Menurut Budi, selama ini upaya yang Kemenhub lakukan bersama pihak kepolisian terkait penertiban ODOL, hanya menjalankan amanat yang sudah ada, yakni Undang-Undang (UU) Nomor 22 Tahun 2009. Bukan berarti tindakan tersebut karena ada UU sendiri terkait ODOL.
"Jadi sebetulnya tidak ada UU ODOL yang dikatakan para pengemudi, kita hanya penguatan terkait regulasi yang memang sudah ada," ujar Budi dalam konferensi pers secara virtual, Kamis (24/2/2022).
Budi menjelaskan, awal penindakan atau penertiban ODOL tak lain berangkat dari menjalankan aturan yang memang sudah tertuang pada UU 22 Tahun 2009 tentang Lalu Lintas dan Angkutan Jalan.
Dalam UU tersebut, termasuk dari aturan pemerintah, sudah ada regulasi terkait dimensi kendaraan, terutama untuk logistik, termasuk juga menyangkut tata cara muat dan tonasenya.
Molor
Awal penanganan ODOL dilakukan Kemenhub yang melalui MOU dengan Kakorlantas Polri, kemudian perhubungan darat, dan PU Bina Marga pada 2018, setelah adanya instruksi dari Menteri Perhubungan (Menhub) untuk melakukan penataan.
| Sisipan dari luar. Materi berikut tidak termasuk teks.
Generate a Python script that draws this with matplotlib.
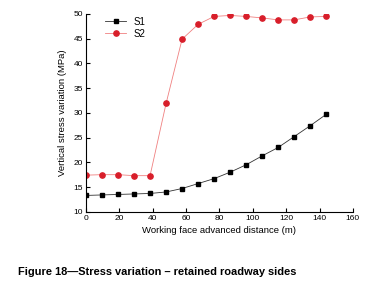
import matplotlib
matplotlib.use("Agg")
import matplotlib.pyplot as plt

plt.rcParams["font.family"] = ["Liberation Sans", "DejaVu Sans"]

distance = [0, 9.6, 19.2, 28.8, 38.4, 48, 57.6, 67.2, 76.8, 86.4, 96, 105.6, 115.2, 124.8, 134.4, 144]
s1 = [13.3, 13.4, 13.5, 13.6, 13.7, 14.0, 14.7, 15.7, 16.7, 18.0, 19.5, 21.3, 23.0, 25.2, 27.4, 29.7]
s2 = [17.4, 17.5, 17.5, 17.3, 17.3, 31.9, 44.9, 47.9, 49.5, 49.7, 49.5, 49.2, 48.8, 48.8, 49.4, 49.5]

fig = plt.figure(figsize=(3.73, 2.85), dpi=100)
ax = fig.add_axes([0.2306, 0.257, 0.7155, 0.694])

ax.plot(distance, s1, color="#333333", linewidth=0.6, marker="s", markersize=3.2,
        markerfacecolor="black", markeredgecolor="black", label="S1")
ax.plot(distance, s2, color="#f08080", linewidth=0.6, marker="o", markersize=3.8,
        markerfacecolor="#d81e2a", markeredgecolor="#d81e2a", label="S2")

ax.set_xlim(0, 160)
ax.set_ylim(10, 50)
ax.set_xticks(range(0, 161, 20))
ax.set_yticks(range(10, 51, 5))
for side in ("top", "right"):
    ax.spines[side].set_visible(False)
for side in ("left", "bottom"):
    ax.spines[side].set_linewidth(0.8)
ax.tick_params(direction="in", length=3, width=0.8, labelsize=6, pad=2, colors="black")

ax.set_xlabel("Working face advanced distance (m)", fontsize=6.8, labelpad=3)
ax.set_ylabel("Vertical stress variation (MPa)", fontsize=6.8, labelpad=5)

ax.legend(loc="upper left", bbox_to_anchor=(0.045, 1.02), frameon=False, fontsize=7,
          handlelength=2.2, labelspacing=0.2, borderpad=0.2)

fig.text(0.048, 0.035, "Figure 18\u2014Stress variation \u2013 retained roadway sides",
         fontsize=7.9, fontweight="bold", ha="left", va="baseline")

fig.savefig("out.png", dpi=100, facecolor="white")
Setelah itu, Budi mengatakan, dilanjutkan dengan langkah-langkah untuk melaksanakan amanah dari UU 22 tersebut, tanpa ada pembuatan UU khusus untuk menangani ODOL seperti yang diprotes oleh para sopir truk di Jawa Tengah dan Jawa Timur.
"Langkah-langkah yang sudah dilakukan itu cukup banyak, dari edukasi, kampanye, dan sosialisasi dengan sasaran agen pemegang merek (APM), asosiasi karoseri, diler yang memasarkan kendaraan logistik, sampai asosiasi truk yang berperan sebagai operator dan rata-rata mereka sudah menyatakan mendukung kegiatan ini (ODOL)," ujar Budi.
Selanjutnya, pada 2021 sudah ada milestone untuk melakukan peningkatan, mengurangi, atau menyelesaikan masalah ODOL.
Namun saat itu ada asosiasi logistik yang bersurat kepada Menteri Perhubungan meminta semacam toleransi, baik dari waktu dan tahapan pelaksanaan, agar tidak melakukan penegakan hukum secara ketat lebih dulu atau dilakukan bertahap.
Kondisi tersebut disetujui karena memang untuk melakukan penyelesaian ODOL, ada beberapa pertimbangan, seperti dibutuhkanya investasi penambahan truk, butuh perbaikan di tarif, dan juga kebutuhan pengemudi.
"Pak menteri mendengar itu, akhirnya yang sudah kita canangkan untuk 2021 akan ditangani diberikan toleransi lagi sampai 2023 atau tahun depan. Nah, dengan masa injury time ini, kami dengan Korlantas Polri termasuk BUJT sedang meningkatkan beberapa kegiatan di beberap daerah terkait penanganan ODOL tersebut," ujar Budi.